WHAT YOU NEED TO DO. Transcribe everything in the data word for word. Pictures are left out.

=====

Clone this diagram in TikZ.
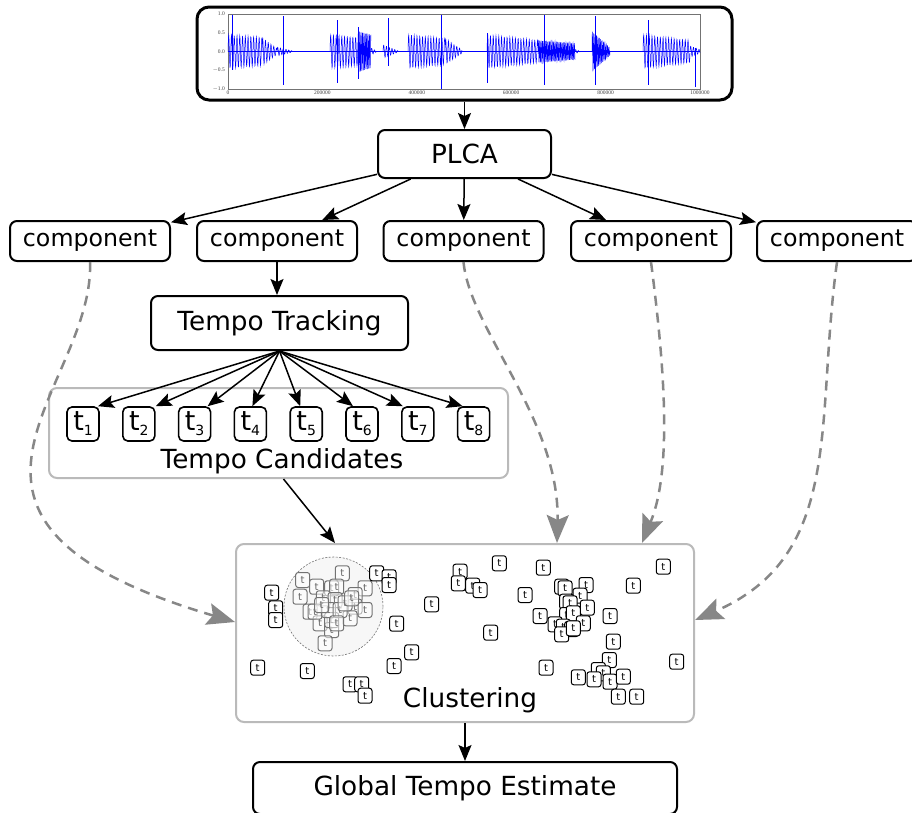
\documentclass[tikz,border=0pt]{standalone}
\usepackage{fontspec}
\setmainfont{DejaVu Sans}
\newfontfamily\axfont{Liberation Serif}
\usetikzlibrary{arrows.meta,calc}
\newcommand\wb[6]{\draw[wavel] plot[domain=0:#2-#1,samples=#6] ({#1+\x},{51.5-37*(#3+(#4-#3)*\x/(#2-#1))*sin(\x*#5)});}
\newcommand\spk[3]{\draw[wavel] (#1,{51.5-37*#2}) -- (#1,{51.5+37*#3});}
\begin{document}
\begin{tikzpicture}[x=1pt,y=-1pt,
  box/.style={draw=black,line width=2pt,rounded corners=7pt,fill=white,inner sep=0pt,font=\fontsize{26.3}{30}\selectfont},
  comp/.style={box,minimum width=160pt,minimum height=40pt,font=\fontsize{23.7}{28}\selectfont},
  gbox/.style={draw=black!27,line width=2pt,rounded corners=8pt,fill=white,inner sep=0pt},
  lbl/.style={inner sep=0pt,font=\fontsize{26.3}{30}\selectfont},
  tcand/.style={draw=black,line width=1.6pt,rounded corners=5pt,fill=white,minimum width=32pt,minimum height=34pt,inner sep=0pt,font=\fontsize{27}{30}\selectfont},
  ct/.style={draw=black,line width=1pt,rounded corners=2.5pt,fill=white,minimum width=14pt,minimum height=15pt,inner sep=0pt,font=\fontsize{10}{10}\selectfont},
  ctg/.style={ct,draw=black!55,text=black!60,fill opacity=0.5,text opacity=1},
  arr/.style={line width=1.5pt,-{Stealth[length=16pt,width=13pt,inset=3pt]}},
  dsh/.style={draw=black!47,line width=2.5pt,dash pattern=on 10pt off 7pt,-{Stealth[length=28pt,width=22pt,inset=5pt]}},
  wavel/.style={draw=blue,line width=0.5pt},
  axl/.style={inner sep=0pt,font={\axfont\fontsize{5.5}{6}\selectfont},text=black!75},
]
\useasboundingbox (0,0) rectangle (912,812);

% ---------- waveform ----------
\node[box,line width=3pt,rounded corners=12pt,minimum width=535pt,minimum height=93pt] (wave) at (464.5,53.5) {};
\draw[black!55,line width=0.4pt] (228,14) rectangle (700,89);
\foreach \v/\t [count=\i] in {14/1.0,32.75/0.5,51.5/0.0,70.25/{$-$0.5},89/{$-$1.0}}
  \node[axl,anchor=east] (yl\i) at (225,\v) {\t};
\foreach \x/\t [count=\i] in {228/0,322.4/200000,416.8/400000,511.2/600000,605.6/800000,700/1000000}
  \node[axl,anchor=north] (xl\i) at (\x,91) {\t};
\draw[wavel] (228,51.5) -- (700,51.5);
\wb{228}{262}{0.45}{0.38}{130}{140}
\wb{262}{277}{0.38}{0.08}{130}{60}
\wb{277}{292}{0.12}{0.02}{130}{60}
\wb{330}{358}{0.45}{0.38}{130}{112}
\wb{358}{371}{0.55}{0.45}{260}{100}
\wb{371}{376}{0.1}{0.02}{130}{20}
\wb{383}{398}{0.18}{0.02}{130}{60}
\wb{408}{445}{0.45}{0.35}{130}{150}
\wb{445}{462}{0.35}{0.05}{130}{70}
\wb{487}{538}{0.45}{0.3}{130}{200}
\wb{538}{575}{0.3}{0.22}{260}{260}
\wb{575}{580}{0.06}{0.01}{130}{20}
\wb{592}{610}{0.55}{0.1}{260}{130}
\wb{643}{690}{0.45}{0.3}{130}{190}
\wb{690}{700}{0.15}{0.05}{130}{40}
\spk{232}{1.0}{0.5}
\spk{283}{0.95}{0.9}
\spk{337}{0.85}{0.85}
\spk{358}{0.65}{0.75}
\spk{388}{0.9}{0.4}
\spk{441}{1.0}{1.0}
\spk{487}{0.5}{0.85}
\spk{544}{1.0}{0.9}
\spk{595}{0.95}{0.9}
\spk{648}{0.85}{0.9}
\spk{695}{0.1}{0.95}

% ---------- main nodes ----------
\node[box,minimum width=173pt,minimum height=48pt] (plca) at (464.5,154) {PLCA};
\foreach \x [count=\i] in {90,277,463.5,651,837}
  \node[comp] (c\i) at (\x,241) {component};
\node[box,minimum width=257pt,minimum height=54pt] (tt) at (279.5,323) {Tempo Tracking};
\node[gbox,minimum width=459pt,minimum height=90pt] (tc) at (278.5,433) {};
\node[lbl] (tcl) at (282,461) {Tempo Candidates};
\foreach \x [count=\i] in {83,138.8,194.6,250.4,306.2,362,417.8,473.6}
  \node[tcand] (t\i) at (\x,424) {t\raisebox{-5pt}{\fontsize{14}{14}\selectfont\i}};

% ---------- clustering ----------
\node[gbox,minimum width=458pt,minimum height=178pt] (clus) at (465,633) {};
\node[draw=black!55,line width=0.6pt,dash pattern=on 2pt off 1.5pt,fill=black!3,circle,minimum size=99pt,inner sep=0pt] (circ) at (333.5,606.5) {};
\foreach \p [count=\i] in {(342.3,573.3),(302.7,580),(316.7,586.7),(300,596.7),(365,588.3),(331.7,588.3),(336.7,586.7),(310,611.7),(323.3,598.3),(335,600),(355,595),(355,606.7),(365,610),(350,618.3),(320,623.3),(331.7,630),(331.7,620),(325,643.3),(315,611.7),(328.3,610),(340,610),(345,603.3),(321.7,605),(336.7,623.3),(351.7,598.3)}
  \node[ctg] (g\i) at \p {t};
\foreach \p [count=\i] in {(271.7,592.7),(275.7,608.3),(275.7,620),(257.7,667.7),(307.3,671),(376.7,573.3),(389,577.3),(389,585),(431.7,604.3),(396.7,623.7),(411.7,652.3),(394,666),(350,684.3),(361.7,684.3),(365,695.7),(460,571.7),(458.3,583.3),(499.3,563.3),(543.3,567.7),(663.3,566.7),(472.7,585.7),(480,590),(525,595),(561.7,586.7),(565,588.3),(586,585),(633.3,585.7),(580,595.7),(566.7,601.7),(570,603.3),(587.3,607.7),(540,616),(566.7,615),(573.3,613.3),(610,616),(555,624.3),(563.3,626.7),(571.7,629),(583.3,623.3),(561.7,634.3),(573.3,628.3),(490.7,632.7),(613.3,641.7),(609.3,660),(676.7,661.7),(546,667.7),(598.3,670),(603.3,673.3),(578.3,677.3),(594,679.3),(610,681.7),(623.3,676.7),(618.3,696.7),(636.7,696.7)}
  \node[ct] (k\i) at \p {t};
\node[lbl] (clusl) at (470,700) {Clustering};

\node[box,minimum width=424pt,minimum height=52pt] (gte) at (465,788) {Global Tempo Estimate};

% ---------- connectors ----------
\draw[arr] (wave.south) -- (plca.north);
\foreach \i in {1,...,5} \draw[arr] (plca) -- (c\i);
\draw[arr] (c2.south) -- (c2.south |- tt.north);
\foreach \i/\o in {1/15,2/17,3/13,4/2,5/-6,6/-9,7/-15,8/-11}
  \draw[arr] (tt.south) -- ([xshift=\o pt]t\i.north);
\draw[arr] ([xshift=5pt]tc.south) -- ([xshift=-130pt]clus.north);
\draw[arr] (clus.south) -- (gte.north);

\draw[dsh] (c1.south) .. controls (95,390) and (-110,520) .. ($(clus.west)+(0,-11)$);
\draw[dsh] (c3.south) .. controls (470,330) and (560,420) .. ($(clus.north)+(92,0)$);
\draw[dsh] (c4.south) .. controls (665,370) and (672,470) .. ($(clus.north)+(177,0)$);
\draw[dsh] (c5.south) .. controls (815,420) and (845,555) .. ($(clus.east)+(0,-13)$);
\end{tikzpicture}
\end{document}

=====

THE OUTPUT.
Clone this diagram in TikZ.
\documentclass[tikz,border=0pt]{standalone}
\usepackage{fontspec}
\setmainfont{DejaVu Sans}
\newfontfamily\axfont{Liberation Serif}
\usetikzlibrary{arrows.meta,calc}
\newcommand\wb[6]{\draw[wavel] plot[domain=0:#2-#1,samples=#6] ({#1+\x},{51.5-37*(#3+(#4-#3)*\x/(#2-#1))*sin(\x*#5)});}
\newcommand\spk[3]{\draw[wavel] (#1,{51.5-37*#2}) -- (#1,{51.5+37*#3});}
\begin{document}
\begin{tikzpicture}[x=1pt,y=-1pt,
  box/.style={draw=black,line width=2pt,rounded corners=7pt,fill=white,inner sep=0pt,font=\fontsize{26.3}{30}\selectfont},
  comp/.style={box,minimum width=160pt,minimum height=40pt,font=\fontsize{23.7}{28}\selectfont},
  gbox/.style={draw=black!27,line width=2pt,rounded corners=8pt,fill=white,inner sep=0pt},
  lbl/.style={inner sep=0pt,font=\fontsize{26.3}{30}\selectfont},
  tcand/.style={draw=black,line width=1.6pt,rounded corners=5pt,fill=white,minimum width=32pt,minimum height=34pt,inner sep=0pt,font=\fontsize{27}{30}\selectfont},
  ct/.style={draw=black,line width=1pt,rounded corners=2.5pt,fill=white,minimum width=14pt,minimum height=15pt,inner sep=0pt,font=\fontsize{10}{10}\selectfont},
  ctg/.style={ct,draw=black!55,text=black!60,fill opacity=0.5,text opacity=1},
  arr/.style={line width=1.5pt,-{Stealth[length=16pt,width=13pt,inset=3pt]}},
  dsh/.style={draw=black!47,line width=2.5pt,dash pattern=on 10pt off 7pt,-{Stealth[length=28pt,width=22pt,inset=5pt]}},
  wavel/.style={draw=blue,line width=0.5pt},
  axl/.style={inner sep=0pt,font={\axfont\fontsize{5.5}{6}\selectfont},text=black!75},
]
\useasboundingbox (0,0) rectangle (912,812);

% ---------- waveform ----------
\node[box,line width=3pt,rounded corners=12pt,minimum width=535pt,minimum height=93pt] (wave) at (464.5,53.5) {};
\draw[black!55,line width=0.4pt] (228,14) rectangle (700,89);
\foreach \v/\t [count=\i] in {14/1.0,32.75/0.5,51.5/0.0,70.25/{$-$0.5},89/{$-$1.0}}
  \node[axl,anchor=east] (yl\i) at (225,\v) {\t};
\foreach \x/\t [count=\i] in {228/0,322.4/200000,416.8/400000,511.2/600000,605.6/800000,700/1000000}
  \node[axl,anchor=north] (xl\i) at (\x,91) {\t};
\draw[wavel] (228,51.5) -- (700,51.5);
\wb{228}{262}{0.45}{0.38}{130}{140}
\wb{262}{277}{0.38}{0.08}{130}{60}
\wb{277}{292}{0.12}{0.02}{130}{60}
\wb{330}{358}{0.45}{0.38}{130}{112}
\wb{358}{371}{0.55}{0.45}{260}{100}
\wb{371}{376}{0.1}{0.02}{130}{20}
\wb{383}{398}{0.18}{0.02}{130}{60}
\wb{408}{445}{0.45}{0.35}{130}{150}
\wb{445}{462}{0.35}{0.05}{130}{70}
\wb{487}{538}{0.45}{0.3}{130}{200}
\wb{538}{575}{0.3}{0.22}{260}{260}
\wb{575}{580}{0.06}{0.01}{130}{20}
\wb{592}{610}{0.55}{0.1}{260}{130}
\wb{643}{690}{0.45}{0.3}{130}{190}
\wb{690}{700}{0.15}{0.05}{130}{40}
\spk{232}{1.0}{0.5}
\spk{283}{0.95}{0.9}
\spk{337}{0.85}{0.85}
\spk{358}{0.65}{0.75}
\spk{388}{0.9}{0.4}
\spk{441}{1.0}{1.0}
\spk{487}{0.5}{0.85}
\spk{544}{1.0}{0.9}
\spk{595}{0.95}{0.9}
\spk{648}{0.85}{0.9}
\spk{695}{0.1}{0.95}

% ---------- main nodes ----------
\node[box,minimum width=173pt,minimum height=48pt] (plca) at (464.5,154) {PLCA};
\foreach \x [count=\i] in {90,277,463.5,651,837}
  \node[comp] (c\i) at (\x,241) {component};
\node[box,minimum width=257pt,minimum height=54pt] (tt) at (279.5,323) {Tempo Tracking};
\node[gbox,minimum width=459pt,minimum height=90pt] (tc) at (278.5,433) {};
\node[lbl] (tcl) at (282,461) {Tempo Candidates};
\foreach \x [count=\i] in {83,138.8,194.6,250.4,306.2,362,417.8,473.6}
  \node[tcand] (t\i) at (\x,424) {t\raisebox{-5pt}{\fontsize{14}{14}\selectfont\i}};

% ---------- clustering ----------
\node[gbox,minimum width=458pt,minimum height=178pt] (clus) at (465,633) {};
\node[draw=black!55,line width=0.6pt,dash pattern=on 2pt off 1.5pt,fill=black!3,circle,minimum size=99pt,inner sep=0pt] (circ) at (333.5,606.5) {};
\foreach \p [count=\i] in {(342.3,573.3),(302.7,580),(316.7,586.7),(300,596.7),(365,588.3),(331.7,588.3),(336.7,586.7),(310,611.7),(323.3,598.3),(335,600),(355,595),(355,606.7),(365,610),(350,618.3),(320,623.3),(331.7,630),(331.7,620),(325,643.3),(315,611.7),(328.3,610),(340,610),(345,603.3),(321.7,605),(336.7,623.3),(351.7,598.3)}
  \node[ctg] (g\i) at \p {t};
\foreach \p [count=\i] in {(271.7,592.7),(275.7,608.3),(275.7,620),(257.7,667.7),(307.3,671),(376.7,573.3),(389,577.3),(389,585),(431.7,604.3),(396.7,623.7),(411.7,652.3),(394,666),(350,684.3),(361.7,684.3),(365,695.7),(460,571.7),(458.3,583.3),(499.3,563.3),(543.3,567.7),(663.3,566.7),(472.7,585.7),(480,590),(525,595),(561.7,586.7),(565,588.3),(586,585),(633.3,585.7),(580,595.7),(566.7,601.7),(570,603.3),(587.3,607.7),(540,616),(566.7,615),(573.3,613.3),(610,616),(555,624.3),(563.3,626.7),(571.7,629),(583.3,623.3),(561.7,634.3),(573.3,628.3),(490.7,632.7),(613.3,641.7),(609.3,660),(676.7,661.7),(546,667.7),(598.3,670),(603.3,673.3),(578.3,677.3),(594,679.3),(610,681.7),(623.3,676.7),(618.3,696.7),(636.7,696.7)}
  \node[ct] (k\i) at \p {t};
\node[lbl] (clusl) at (470,700) {Clustering};

\node[box,minimum width=424pt,minimum height=52pt] (gte) at (465,788) {Global Tempo Estimate};

% ---------- connectors ----------
\draw[arr] (wave.south) -- (plca.north);
\foreach \i in {1,...,5} \draw[arr] (plca) -- (c\i);
\draw[arr] (c2.south) -- (c2.south |- tt.north);
\foreach \i/\o in {1/15,2/17,3/13,4/2,5/-6,6/-9,7/-15,8/-11}
  \draw[arr] (tt.south) -- ([xshift=\o pt]t\i.north);
\draw[arr] ([xshift=5pt]tc.south) -- ([xshift=-130pt]clus.north);
\draw[arr] (clus.south) -- (gte.north);

\draw[dsh] (c1.south) .. controls (95,390) and (-110,520) .. ($(clus.west)+(0,-11)$);
\draw[dsh] (c3.south) .. controls (470,330) and (560,420) .. ($(clus.north)+(92,0)$);
\draw[dsh] (c4.south) .. controls (665,370) and (672,470) .. ($(clus.north)+(177,0)$);
\draw[dsh] (c5.south) .. controls (815,420) and (845,555) .. ($(clus.east)+(0,-13)$);
\end{tikzpicture}
\end{document}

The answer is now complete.